= Pearl River Model =

Development model of China

The Pearl River Model (珠江模式), also known as the Pearl River Delta Model or Pearl Delta Model, refers to the unique development path of the Pearl River Delta region in Guangdong Province, China (centered on cities such as Guangzhou, Shenzhen, Dongguan, Foshan, Zhongshan, and Zhuhai) during the early stages of China's reform and opening-up. It was proposed by Fei Xiaotong in the 1980s.

The Pearl River Model, along with the Sunan Model and Wenzhou Model is regarded as one of the three major regional economic development models in the early phase of China's reform and opening-up. However, its most prominent feature is its highly outward-oriented nature and industrialization driven by foreign capital under strong local government guidance. Its core driving force stems from the geographical advantage of being adjacent to Hong Kong and Macau, achieving a rapid transition from a traditional agricultural society to a modern industrial society through large-scale attraction of foreign investment and the development of processing trade.

== Background ==
With the launch of China's reform and opening-up, the Pearl River Delta region took advantage of special policies granted by the state (such as the establishment of the Shenzhen and Zhuhai Special Economic Zones) and overseas Chinese resources to be the first to undertake the transfer of labor-intensive industries from Hong Kong, Taiwan, and other places. In 1985, the State Council officially designated the Pearl River Delta region as the Pearl River Delta Economic Open Zone.

== Core features ==
In its early stage, the Pearl River Model mainly exhibited the following distinctive characteristics:
- Three Supplies and One Compensation (三來一補): Namely, processing incoming materials, processing according to incoming samples, assembling incoming parts, and compensatory trade. Enterprises utilized local cheap labor and land to engage in low-value-added assembly processes.
- Front Shop, Back Factory: A close industrial division of labor formed with Hong Kong. Hong Kong served as the "front shop," responsible for receiving orders, financing, design, and marketing; the Pearl River Delta served as the "back factory," responsible for production and manufacturing.
- Outward-Oriented Drive: Economic growth was highly dependent on exports, with capital inputs mainly coming from foreign direct investment.
- Township Economy: It formed industrial clusters centered on specialized towns, such as electronic components in Dongguan, lighting in Zhongshan, and furniture in Foshan.
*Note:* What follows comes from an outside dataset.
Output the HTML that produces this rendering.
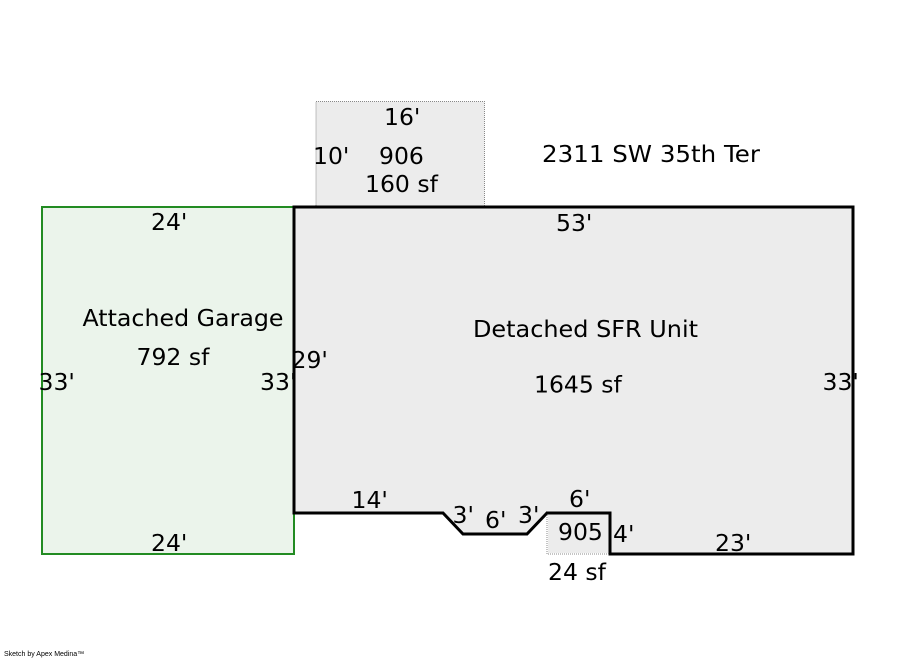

== Development course and evolution ==
Entering the 21st century, the Pearl River Model underwent multiple upgrades:
- 2001–2010: After joining the WTO, the Pearl River Delta shifted from primary processing trade to large-scale industrial chain supporting, becoming an important global production base for electronic information products.
- 2010–Present: Due to rising labor costs and resource constraints, Guangdong Province proposed the "cage-for-bird" policy (腾笼换鸟), promoting the transformation from "Made in China" (中國製造) to "Intelligent Manufacturing in China." (中國智造)
- Current Stage: The model has now been integrated into the Guangdong-Hong Kong-Macao Greater Bay Area strategy, emphasizing deep integration of Shenzhen-Hong Kong technological innovation with finance, logistics, and services across the entire region.